Сценарий известен - страница 3



Все ждали его, а он, подозревая это, шёл нарочито медленно, с растяжкой, то и дело так же неторопливо и вальяжно рука, обтянутая черной перчаткой из оленей кожи, подносила ко рту сигарету. Он затягивался, прищуривал правый глаз, защищая его от сигаретного дыма. Идеально сидящее пальто офицера СС придавало его фигуре ещё большее высокомерие и важность.

Ирина подняла глаза и наткнулась на пронзительный взгляд коменданта лагеря гаупштурмфюрера СС Йохана Ленца. Дикий звериный страх вновь овладел ею, захотелось громко взвизгнуть, проснуться, ничего не чувствовать, не видеть, ни о чём не жалеть…

Может ли женщина, прошедшая по этапу, растерявшая силы и желание жить в бесконечной дороге, непрекращающемся голоде и изматывающей жажде, быть красивой? Но именно крупицы этой женской красоты искал сейчас Йохан Ленц в этих жалких, потерявших привычный облик женщинах. Для этого странного смотра были построены правильные ряды когда-то красивых, но всё ещё молодых женщин. Но красота не в выверенности и идеальности. Женщина по-настоящему красива не тогда, когда она считает себя красивой. Красота таинственна и мимолётна; она в случайно выбившейся пряди волос, спадающей на глаза, она может таиться в осунувшихся после бессонных ночей воспаленных и уставших глазах, делающих лицо значительным и выразительным, она в случайно соскользнувшей с плеча непослушной бретельке. Женщина красива тогда, когда не знает этого, когда забывает о своей внешности, когда меньше всего печется о своем облике, и эта настоящая красота преходяща и мгновенна. Стоит только заправить выбившуюся прядь волос или вернуть на место бретельку – и красота растворилась.

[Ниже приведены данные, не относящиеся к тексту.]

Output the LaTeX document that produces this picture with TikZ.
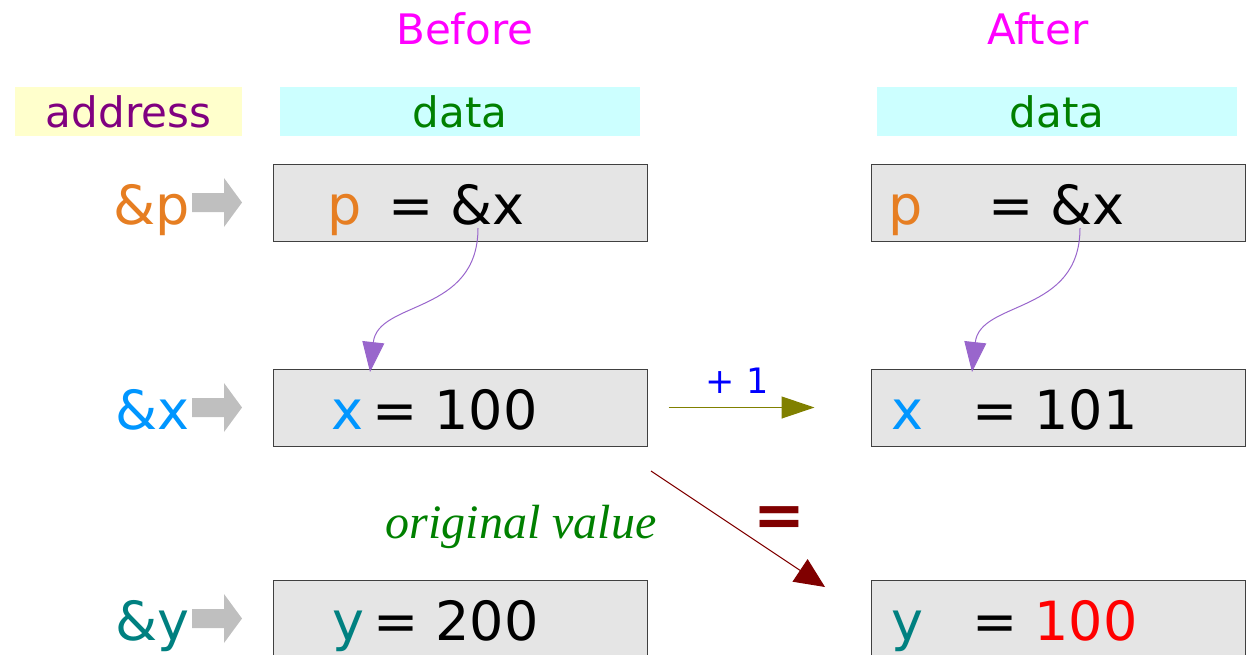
\documentclass[tikz,border=0pt]{standalone}
\usepackage{fontspec}
\setmainfont{DejaVu Sans}
\newfontfamily\notefont{Liberation Serif}
\usetikzlibrary{arrows.meta,positioning}
\definecolor{ptrMagenta}{HTML}{FF00FF}
\definecolor{ptrPurple}{HTML}{800080}
\definecolor{ptrGreen}{HTML}{008000}
\definecolor{ptrYellow}{HTML}{FFFFCC}
\definecolor{ptrCyan}{HTML}{CCFFFF}
\definecolor{ptrOrange}{HTML}{E67E22}
\definecolor{ptrAzure}{HTML}{0096FF}
\definecolor{ptrTeal}{HTML}{008080}
\definecolor{ptrLilac}{HTML}{9966CC}
\definecolor{ptrOlive}{HTML}{808000}
\definecolor{ptrDarkRed}{HTML}{800000}
\definecolor{ptrBlue}{HTML}{0000FF}
\definecolor{ptrRed}{HTML}{FF0000}
\tikzset{
  head/.style={anchor=base, inner sep=0pt, text=ptrMagenta,
              font=\fontsize{42}{48}\selectfont},
  tag/.style={minimum height=49pt, inner sep=0pt, font=\fontsize{42}{48}\selectfont},
  cellbox/.style={draw=black!75, fill=black!10, line width=1pt,
              minimum width=374pt, minimum height=77pt, inner sep=0pt},
  val/.style={anchor=base west, inner sep=0pt, font=\fontsize{54}{62}\selectfont},
  addr/.style={anchor=base east, inner sep=0pt, font=\fontsize{54}{62}\selectfont},
  blockarr/.style={fill=black!25},
  deref/.style={-{Triangle[length=30pt,width=22pt]}, draw=ptrLilac, line width=1pt},
  incr/.style={-{Triangle[length=33pt,width=22pt]}, draw=ptrOlive, line width=1.2pt},
  copyv/.style={-{Triangle[length=30pt,width=27pt]}, draw=ptrDarkRed, line width=1pt},
}

\begin{document}
\begin{tikzpicture}[x=1pt,y=-1pt]
  \useasboundingbox (0,0) rectangle (1252,654);
  % headers
  \node[head] (before) at (465,44) {Before};
  \node[head] (after) at (1038,44) {After};
  \node[tag,fill=ptrYellow,text=ptrPurple,minimum width=227pt] (address) at (128.5,111.5) {address};
  \node[tag,fill=ptrCyan,text=ptrGreen,minimum width=360pt] (dataL) at (460,111.5) {data};
  \node[tag,fill=ptrCyan,text=ptrGreen,minimum width=360pt] (dataR) at (1057,111.5) {data};

  % memory cells
  \foreach \n/\y in {p/202.5,x/407.5,y/618.5}{
    \node[cellbox] (\n L) at (460,\y) {};
    \node[cellbox] (\n R) at (1058,\y) {};
    \fill[blockarr] (192,\y-9.5) -- (224,\y-9.5) -- (224,\y-24.5) -- (242,\y)
      -- (224,\y+24.5) -- (224,\y+9.5) -- (192,\y+9.5) -- cycle;
  }
  \node[addr,text=ptrOrange] (ap) at (190,224) {\&p};
  \node[addr,text=ptrAzure] (ax) at (190,429) {\&x};
  \node[addr,text=ptrTeal] (ay) at (190,640) {\&y};

  \node[val,text=ptrOrange] (pnL) at (327,224) {p};
  \node[val] (pvL) at (388,224) {= \&x};
  \node[val,text=ptrOrange] (pnR) at (888,224) {p};
  \node[val] (pvR) at (988,224) {= \&x};
  \node[val,text=ptrAzure] (xnL) at (331,429) {x};
  \node[val] (xvL) at (372,429) {= 100};
  \node[val,text=ptrAzure] (xnR) at (891,429) {x};
  \node[val] (xvR) at (972,429) {= 101};
  \node[val,text=ptrTeal] (ynL) at (332,640) {y};
  \node[val] (yvL) at (373,640) {= 200};
  \node[val,text=ptrTeal] (ynR) at (891,640) {y};
  \node[val] (yvR) at (972,640) {= \textcolor{ptrRed}{100}};

  % pointers
  \coordinate (srcL) at (478,228);
  \coordinate (dstL) at (370,372);
  \coordinate (srcR) at (1080,228);
  \coordinate (dstR) at (972,372);
  \draw[deref] (srcL) .. controls (478,315) and (378,300) .. (dstL);
  \draw[deref] (srcR) .. controls (1080,315) and (980,300) .. (dstR);

  \draw[incr] ([xshift=21pt]xL.east) -- ([xshift=-56pt]xR.west);
  \node[anchor=base,inner sep=0pt,text=ptrBlue,font=\fontsize{35}{40}\selectfont] (plus) at (737,393) {+ 1};

  \coordinate (cpyA) at (651,471);
  \coordinate (cpyB) at (825,587);
  \draw[copyv] (cpyA) -- (cpyB);
  \node[text=ptrDarkRed,font=\fontsize{62}{70}\selectfont\bfseries] (eq) at (779,522) {=};
  \node[anchor=base,inner sep=0pt,text=ptrGreen,font=\notefont\itshape\fontsize{48}{56}\selectfont] (orig) at (521,538) {original value};
\end{tikzpicture}
\end{document}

Йохан Ленц что-то шепнул надзирателям, небрежно указал пальцем на кого-то и продолжил своё важное шествие победителя, кем он чувствовал себя в этом лагере, где всё и все подчинялись ему беспрекословно, где он, подобно Богу, вершил свой страшный суд, свою непоколебимую волю.

Ирина оказалась в числе трех девушек, которых выбрал Йохан Ленц, ценитель античной скульптуры, поклонник Листа и Штрауса и почитатель Гёте. После осмотра врача их осталось две. Всю бережно накопленную природой женственность и нежность, нерастраченную любовь и чудом сохранившуюся красоту эти девушки должны были отдать Ленцу. А если не отдадут, то он всё равно возьмет, на это, как он считал, у него было высшее право, дарованное ему от рождения. Столь странное «увлечение» у тридцатидвухлетнего нациста проявилось ещё в годы учебы в Ганноверской высшей школе музыки, когда он совершенно неожиданно для себя в пылу юношеской страсти до полусмерти избил девушку, за которой долгое время ухаживал. Тогда он только благодаря связям отца избежал наказания. Именно безнаказанностью привлекла его работа в гестапо, именно поразительная жестокость в обращении с арестантами и пленными помогла Ленцу в короткие сроки стать комендантом и дослужиться до звания гаупштурмфюрера СС.

Ноги уже не держали, Ирина сползла по стене и обессиленной упала на пол, никто не заметил этого. Сквозь узкое окно, расположенное под самым потолком помещения, призванного быть то ли лазаретом, то ли опытной лабораторией по убийству людей, просачивались солнечные лучи. Они коснулись лица девушки, её полузакрытых глаз… Упрямый мозг снова взял верх над сознанием. Перед глазами проплывали крымские пейзажи: высокие стройные кипарисы, пёстрые цветы, голубое море, величественные горы, касающиеся своими макушками облаков. Она на босу ногу ступала по сочной зелёной траве, та безжалостно колола ненатруженные ступни, щекотала свод стопы, с моря дул тёплый ветер. Ноги путались в подоле длинной синей юбки, развевавшейся от порывов ласкающего морского бриза; глаза жмурило от солнца. Ирина упала в траву под его яркие лучи. Она чувствовала, как прогревает каждую клеточку её организма, она таяла в этом солнце, растворялась в этой траве, казалось, её больше нет, можно ничего не чувствовать, ничего не видеть, ни о чем не жалеть.